Supplied records -
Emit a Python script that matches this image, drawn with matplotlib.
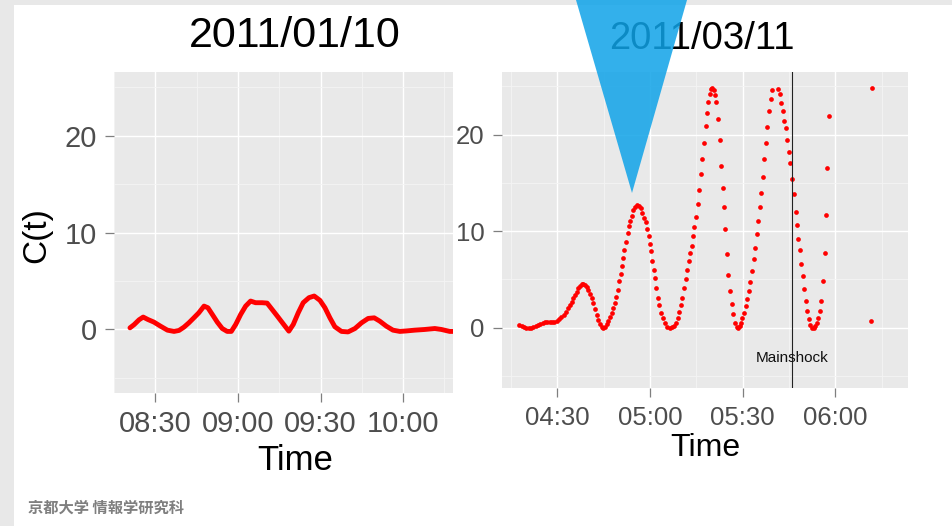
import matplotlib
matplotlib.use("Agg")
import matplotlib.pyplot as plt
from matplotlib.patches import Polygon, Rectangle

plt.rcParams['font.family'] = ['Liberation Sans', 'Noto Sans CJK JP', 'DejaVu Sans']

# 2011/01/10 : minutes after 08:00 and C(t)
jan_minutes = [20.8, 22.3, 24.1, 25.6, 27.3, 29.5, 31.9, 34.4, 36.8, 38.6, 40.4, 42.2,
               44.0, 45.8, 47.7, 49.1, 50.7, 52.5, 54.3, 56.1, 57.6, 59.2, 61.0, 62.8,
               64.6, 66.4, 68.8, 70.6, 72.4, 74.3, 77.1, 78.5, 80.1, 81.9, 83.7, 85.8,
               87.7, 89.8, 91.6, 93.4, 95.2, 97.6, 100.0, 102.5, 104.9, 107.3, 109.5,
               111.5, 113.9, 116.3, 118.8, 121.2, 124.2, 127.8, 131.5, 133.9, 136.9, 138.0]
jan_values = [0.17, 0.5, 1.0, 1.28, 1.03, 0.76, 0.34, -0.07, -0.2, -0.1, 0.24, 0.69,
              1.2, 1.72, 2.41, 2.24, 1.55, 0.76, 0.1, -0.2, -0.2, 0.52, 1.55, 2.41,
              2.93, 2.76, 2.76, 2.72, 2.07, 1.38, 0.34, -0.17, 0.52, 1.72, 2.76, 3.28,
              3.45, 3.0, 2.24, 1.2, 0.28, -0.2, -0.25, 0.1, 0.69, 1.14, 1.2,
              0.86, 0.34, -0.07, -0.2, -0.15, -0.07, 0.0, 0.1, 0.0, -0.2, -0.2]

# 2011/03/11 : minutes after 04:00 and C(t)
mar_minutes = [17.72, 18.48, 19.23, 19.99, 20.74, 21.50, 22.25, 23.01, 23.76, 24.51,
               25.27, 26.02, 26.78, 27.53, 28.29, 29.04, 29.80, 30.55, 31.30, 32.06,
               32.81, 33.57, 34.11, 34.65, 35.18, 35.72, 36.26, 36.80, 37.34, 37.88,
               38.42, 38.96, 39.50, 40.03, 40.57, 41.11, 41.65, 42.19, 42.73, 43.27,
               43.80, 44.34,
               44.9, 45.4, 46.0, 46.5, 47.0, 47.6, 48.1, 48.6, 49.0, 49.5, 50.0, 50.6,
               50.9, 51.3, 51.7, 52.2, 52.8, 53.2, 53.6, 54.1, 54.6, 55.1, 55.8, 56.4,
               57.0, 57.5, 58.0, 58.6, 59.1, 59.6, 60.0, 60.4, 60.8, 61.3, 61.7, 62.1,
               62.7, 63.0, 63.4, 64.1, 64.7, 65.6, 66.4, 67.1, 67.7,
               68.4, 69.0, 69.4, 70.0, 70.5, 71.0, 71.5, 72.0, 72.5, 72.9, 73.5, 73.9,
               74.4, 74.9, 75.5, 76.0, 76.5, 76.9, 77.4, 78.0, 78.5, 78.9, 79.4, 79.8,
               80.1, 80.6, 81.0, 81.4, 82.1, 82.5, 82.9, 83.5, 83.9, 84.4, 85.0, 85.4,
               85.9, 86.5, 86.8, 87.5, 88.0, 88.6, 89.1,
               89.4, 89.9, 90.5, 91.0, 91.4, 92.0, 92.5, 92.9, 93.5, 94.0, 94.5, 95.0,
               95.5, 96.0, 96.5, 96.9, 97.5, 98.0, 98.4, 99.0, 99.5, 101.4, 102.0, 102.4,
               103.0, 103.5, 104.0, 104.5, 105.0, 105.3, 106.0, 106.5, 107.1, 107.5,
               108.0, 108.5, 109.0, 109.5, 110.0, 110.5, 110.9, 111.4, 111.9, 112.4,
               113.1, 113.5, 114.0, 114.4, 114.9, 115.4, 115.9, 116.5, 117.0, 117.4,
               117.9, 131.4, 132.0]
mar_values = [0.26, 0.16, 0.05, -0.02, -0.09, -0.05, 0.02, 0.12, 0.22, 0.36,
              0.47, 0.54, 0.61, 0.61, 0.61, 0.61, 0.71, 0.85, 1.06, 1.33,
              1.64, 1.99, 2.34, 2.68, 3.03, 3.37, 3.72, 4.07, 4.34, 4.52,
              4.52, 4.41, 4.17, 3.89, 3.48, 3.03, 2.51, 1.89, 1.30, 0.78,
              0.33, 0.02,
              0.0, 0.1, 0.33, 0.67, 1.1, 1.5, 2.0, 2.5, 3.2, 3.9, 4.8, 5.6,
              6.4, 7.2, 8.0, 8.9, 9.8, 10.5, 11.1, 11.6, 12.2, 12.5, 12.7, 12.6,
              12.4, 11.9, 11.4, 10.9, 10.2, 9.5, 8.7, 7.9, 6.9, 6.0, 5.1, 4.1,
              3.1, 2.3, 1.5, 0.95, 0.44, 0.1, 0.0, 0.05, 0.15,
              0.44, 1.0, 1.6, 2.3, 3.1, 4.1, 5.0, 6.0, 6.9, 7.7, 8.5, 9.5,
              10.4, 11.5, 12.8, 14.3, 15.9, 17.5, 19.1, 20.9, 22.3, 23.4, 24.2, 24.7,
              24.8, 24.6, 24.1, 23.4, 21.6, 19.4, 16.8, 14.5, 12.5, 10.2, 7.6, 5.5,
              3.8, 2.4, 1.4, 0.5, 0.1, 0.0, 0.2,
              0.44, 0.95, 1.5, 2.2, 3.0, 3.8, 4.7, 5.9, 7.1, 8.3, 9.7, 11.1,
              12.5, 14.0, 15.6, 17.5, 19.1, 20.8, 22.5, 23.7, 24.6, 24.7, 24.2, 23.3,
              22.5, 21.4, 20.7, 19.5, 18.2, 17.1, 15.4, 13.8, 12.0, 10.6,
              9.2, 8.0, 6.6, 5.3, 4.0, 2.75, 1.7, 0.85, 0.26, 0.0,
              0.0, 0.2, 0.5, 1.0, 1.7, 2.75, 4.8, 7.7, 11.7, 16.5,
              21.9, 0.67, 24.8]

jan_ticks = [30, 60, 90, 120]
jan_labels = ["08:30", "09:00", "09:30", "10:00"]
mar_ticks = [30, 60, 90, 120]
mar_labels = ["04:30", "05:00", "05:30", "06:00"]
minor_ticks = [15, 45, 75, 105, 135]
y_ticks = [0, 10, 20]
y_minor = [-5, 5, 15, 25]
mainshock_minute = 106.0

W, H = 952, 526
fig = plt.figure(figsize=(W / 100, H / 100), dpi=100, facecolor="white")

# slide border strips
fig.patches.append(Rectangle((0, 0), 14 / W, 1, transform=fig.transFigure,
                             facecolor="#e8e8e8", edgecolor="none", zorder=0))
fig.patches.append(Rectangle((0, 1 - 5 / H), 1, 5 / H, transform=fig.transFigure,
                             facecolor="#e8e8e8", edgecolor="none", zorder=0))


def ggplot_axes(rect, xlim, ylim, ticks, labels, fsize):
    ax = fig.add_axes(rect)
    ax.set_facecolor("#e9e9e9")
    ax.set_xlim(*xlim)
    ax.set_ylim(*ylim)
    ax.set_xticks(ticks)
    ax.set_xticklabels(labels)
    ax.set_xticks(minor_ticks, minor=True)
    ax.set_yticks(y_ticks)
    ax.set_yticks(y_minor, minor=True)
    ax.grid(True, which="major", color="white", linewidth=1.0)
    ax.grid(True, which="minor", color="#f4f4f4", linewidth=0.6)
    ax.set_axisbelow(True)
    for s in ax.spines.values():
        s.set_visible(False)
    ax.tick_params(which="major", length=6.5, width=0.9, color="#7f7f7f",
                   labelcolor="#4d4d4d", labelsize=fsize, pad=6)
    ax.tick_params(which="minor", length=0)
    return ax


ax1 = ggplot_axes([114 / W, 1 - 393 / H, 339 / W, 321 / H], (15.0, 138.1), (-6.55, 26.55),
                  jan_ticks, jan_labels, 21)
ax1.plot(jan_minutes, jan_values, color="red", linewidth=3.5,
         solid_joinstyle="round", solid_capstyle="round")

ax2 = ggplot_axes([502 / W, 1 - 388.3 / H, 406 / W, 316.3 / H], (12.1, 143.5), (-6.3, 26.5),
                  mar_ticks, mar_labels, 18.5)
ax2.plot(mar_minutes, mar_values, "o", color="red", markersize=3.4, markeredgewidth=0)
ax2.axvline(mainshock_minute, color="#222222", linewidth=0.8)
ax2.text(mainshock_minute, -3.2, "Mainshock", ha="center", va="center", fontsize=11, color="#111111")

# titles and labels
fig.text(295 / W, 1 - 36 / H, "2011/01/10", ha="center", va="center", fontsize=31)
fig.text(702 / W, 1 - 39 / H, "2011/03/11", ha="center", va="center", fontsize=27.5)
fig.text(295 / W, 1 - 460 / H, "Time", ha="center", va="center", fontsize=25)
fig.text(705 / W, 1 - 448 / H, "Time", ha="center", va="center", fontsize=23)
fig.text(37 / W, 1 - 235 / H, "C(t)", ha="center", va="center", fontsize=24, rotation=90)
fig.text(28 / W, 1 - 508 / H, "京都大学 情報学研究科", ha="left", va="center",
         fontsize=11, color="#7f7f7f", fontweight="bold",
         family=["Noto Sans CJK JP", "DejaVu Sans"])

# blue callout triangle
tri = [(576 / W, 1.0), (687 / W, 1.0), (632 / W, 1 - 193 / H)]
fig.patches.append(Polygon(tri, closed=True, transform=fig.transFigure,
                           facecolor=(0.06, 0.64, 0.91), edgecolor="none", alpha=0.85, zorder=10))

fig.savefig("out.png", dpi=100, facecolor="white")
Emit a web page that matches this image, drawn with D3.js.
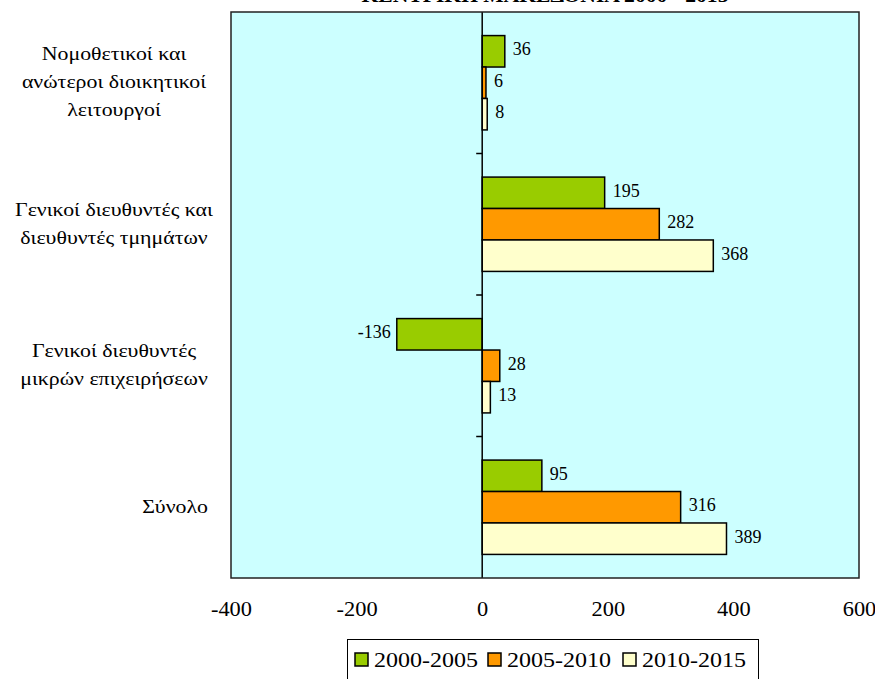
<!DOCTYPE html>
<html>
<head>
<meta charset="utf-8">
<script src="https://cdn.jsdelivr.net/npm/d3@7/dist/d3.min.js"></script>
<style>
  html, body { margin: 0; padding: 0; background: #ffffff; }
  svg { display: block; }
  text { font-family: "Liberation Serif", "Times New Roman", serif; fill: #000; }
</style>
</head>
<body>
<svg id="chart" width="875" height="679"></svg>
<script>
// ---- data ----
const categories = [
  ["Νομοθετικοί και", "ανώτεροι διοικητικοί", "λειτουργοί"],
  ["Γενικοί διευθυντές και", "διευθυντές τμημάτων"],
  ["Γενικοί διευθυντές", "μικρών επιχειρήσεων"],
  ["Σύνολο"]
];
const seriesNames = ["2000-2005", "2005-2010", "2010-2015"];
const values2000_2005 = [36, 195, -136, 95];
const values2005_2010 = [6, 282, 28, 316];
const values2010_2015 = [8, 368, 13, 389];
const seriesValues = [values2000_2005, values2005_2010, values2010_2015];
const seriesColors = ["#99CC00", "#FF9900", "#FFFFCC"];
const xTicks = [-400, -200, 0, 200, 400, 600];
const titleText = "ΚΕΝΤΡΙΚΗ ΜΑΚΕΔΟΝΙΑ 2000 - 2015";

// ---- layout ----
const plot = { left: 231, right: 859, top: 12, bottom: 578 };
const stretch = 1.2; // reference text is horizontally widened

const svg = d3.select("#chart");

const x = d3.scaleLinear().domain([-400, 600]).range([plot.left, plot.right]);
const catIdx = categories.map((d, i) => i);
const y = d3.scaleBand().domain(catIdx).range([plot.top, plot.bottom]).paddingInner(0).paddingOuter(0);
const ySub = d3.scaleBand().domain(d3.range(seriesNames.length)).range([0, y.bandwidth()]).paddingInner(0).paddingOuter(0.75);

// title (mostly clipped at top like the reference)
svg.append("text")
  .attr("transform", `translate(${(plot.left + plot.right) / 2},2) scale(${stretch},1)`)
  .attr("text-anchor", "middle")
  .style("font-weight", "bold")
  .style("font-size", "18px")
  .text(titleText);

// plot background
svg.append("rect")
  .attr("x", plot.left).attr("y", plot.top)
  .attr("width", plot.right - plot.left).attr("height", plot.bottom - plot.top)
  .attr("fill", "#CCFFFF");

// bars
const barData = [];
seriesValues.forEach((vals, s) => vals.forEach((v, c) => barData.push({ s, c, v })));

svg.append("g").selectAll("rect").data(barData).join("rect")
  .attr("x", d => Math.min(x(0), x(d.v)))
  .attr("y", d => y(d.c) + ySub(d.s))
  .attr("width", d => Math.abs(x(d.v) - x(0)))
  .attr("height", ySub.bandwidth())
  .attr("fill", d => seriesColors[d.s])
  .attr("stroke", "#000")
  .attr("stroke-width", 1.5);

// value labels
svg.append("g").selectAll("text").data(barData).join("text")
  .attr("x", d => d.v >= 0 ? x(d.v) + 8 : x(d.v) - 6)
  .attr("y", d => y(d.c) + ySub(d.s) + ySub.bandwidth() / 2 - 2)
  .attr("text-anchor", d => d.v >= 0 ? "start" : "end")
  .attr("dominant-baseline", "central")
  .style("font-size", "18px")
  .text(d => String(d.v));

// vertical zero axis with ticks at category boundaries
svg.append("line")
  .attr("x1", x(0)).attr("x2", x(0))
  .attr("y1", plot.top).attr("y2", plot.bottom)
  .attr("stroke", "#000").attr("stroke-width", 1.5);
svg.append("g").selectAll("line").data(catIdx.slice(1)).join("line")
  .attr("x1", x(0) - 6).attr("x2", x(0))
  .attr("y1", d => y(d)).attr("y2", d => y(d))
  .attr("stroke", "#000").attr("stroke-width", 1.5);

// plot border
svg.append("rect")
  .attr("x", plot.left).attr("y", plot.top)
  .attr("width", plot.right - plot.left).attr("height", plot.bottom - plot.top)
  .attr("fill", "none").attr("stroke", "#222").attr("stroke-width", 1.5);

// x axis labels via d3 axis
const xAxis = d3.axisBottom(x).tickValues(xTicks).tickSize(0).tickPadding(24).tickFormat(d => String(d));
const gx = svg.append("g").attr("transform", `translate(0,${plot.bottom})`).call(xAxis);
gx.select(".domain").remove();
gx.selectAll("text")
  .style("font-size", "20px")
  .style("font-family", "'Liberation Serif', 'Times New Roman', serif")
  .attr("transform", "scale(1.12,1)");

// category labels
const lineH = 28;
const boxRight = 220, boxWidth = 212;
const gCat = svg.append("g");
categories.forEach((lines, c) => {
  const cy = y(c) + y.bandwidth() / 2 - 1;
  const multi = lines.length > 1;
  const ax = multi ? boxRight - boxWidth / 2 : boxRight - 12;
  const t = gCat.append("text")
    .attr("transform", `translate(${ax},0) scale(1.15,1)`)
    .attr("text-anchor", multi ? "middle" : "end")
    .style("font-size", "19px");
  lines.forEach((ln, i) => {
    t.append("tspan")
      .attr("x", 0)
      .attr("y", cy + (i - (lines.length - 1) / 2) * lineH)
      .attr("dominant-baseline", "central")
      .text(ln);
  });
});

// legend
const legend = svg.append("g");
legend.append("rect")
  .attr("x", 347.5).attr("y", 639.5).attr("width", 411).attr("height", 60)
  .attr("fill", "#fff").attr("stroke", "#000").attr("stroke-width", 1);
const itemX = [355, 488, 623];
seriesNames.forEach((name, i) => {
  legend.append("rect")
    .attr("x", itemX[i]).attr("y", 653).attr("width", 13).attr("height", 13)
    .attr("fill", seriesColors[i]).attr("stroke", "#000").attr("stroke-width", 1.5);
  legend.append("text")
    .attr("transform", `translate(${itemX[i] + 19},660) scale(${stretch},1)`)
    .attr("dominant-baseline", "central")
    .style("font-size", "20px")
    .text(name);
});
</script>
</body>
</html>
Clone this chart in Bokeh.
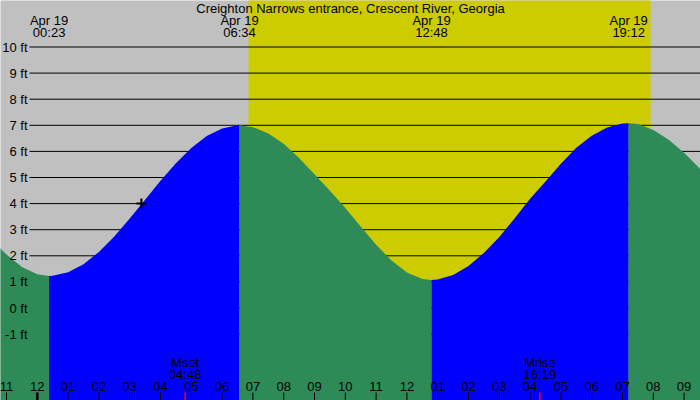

Prompt -
Repeat the lines of the listing above verbatim, beginning at its first line and ending at the line containing "0.0, -0.2, -0.2]", which is included. Omit pictures.

Result for this task -
Emit a Python script that matches this image, drawn with matplotlib.
import matplotlib
matplotlib.use("Agg")
import matplotlib.pyplot as plt
from matplotlib.patches import Polygon, Rectangle

plt.rcParams['font.family'] = ['Liberation Sans', 'Noto Sans CJK JP', 'DejaVu Sans']

# 2011/01/10 : minutes after 08:00 and C(t)
jan_minutes = [20.8, 22.3, 24.1, 25.6, 27.3, 29.5, 31.9, 34.4, 36.8, 38.6, 40.4, 42.2,
               44.0, 45.8, 47.7, 49.1, 50.7, 52.5, 54.3, 56.1, 57.6, 59.2, 61.0, 62.8,
               64.6, 66.4, 68.8, 70.6, 72.4, 74.3, 77.1, 78.5, 80.1, 81.9, 83.7, 85.8,
               87.7, 89.8, 91.6, 93.4, 95.2, 97.6, 100.0, 102.5, 104.9, 107.3, 109.5,
               111.5, 113.9, 116.3, 118.8, 121.2, 124.2, 127.8, 131.5, 133.9, 136.9, 138.0]
jan_values = [0.17, 0.5, 1.0, 1.28, 1.03, 0.76, 0.34, -0.07, -0.2, -0.1, 0.24, 0.69,
              1.2, 1.72, 2.41, 2.24, 1.55, 0.76, 0.1, -0.2, -0.2, 0.52, 1.55, 2.41,
              2.93, 2.76, 2.76, 2.72, 2.07, 1.38, 0.34, -0.17, 0.52, 1.72, 2.76, 3.28,
              3.45, 3.0, 2.24, 1.2, 0.28, -0.2, -0.25, 0.1, 0.69, 1.14, 1.2,
              0.86, 0.34, -0.07, -0.2, -0.15, -0.07, 0.0, 0.1, 0.0, -0.2, -0.2]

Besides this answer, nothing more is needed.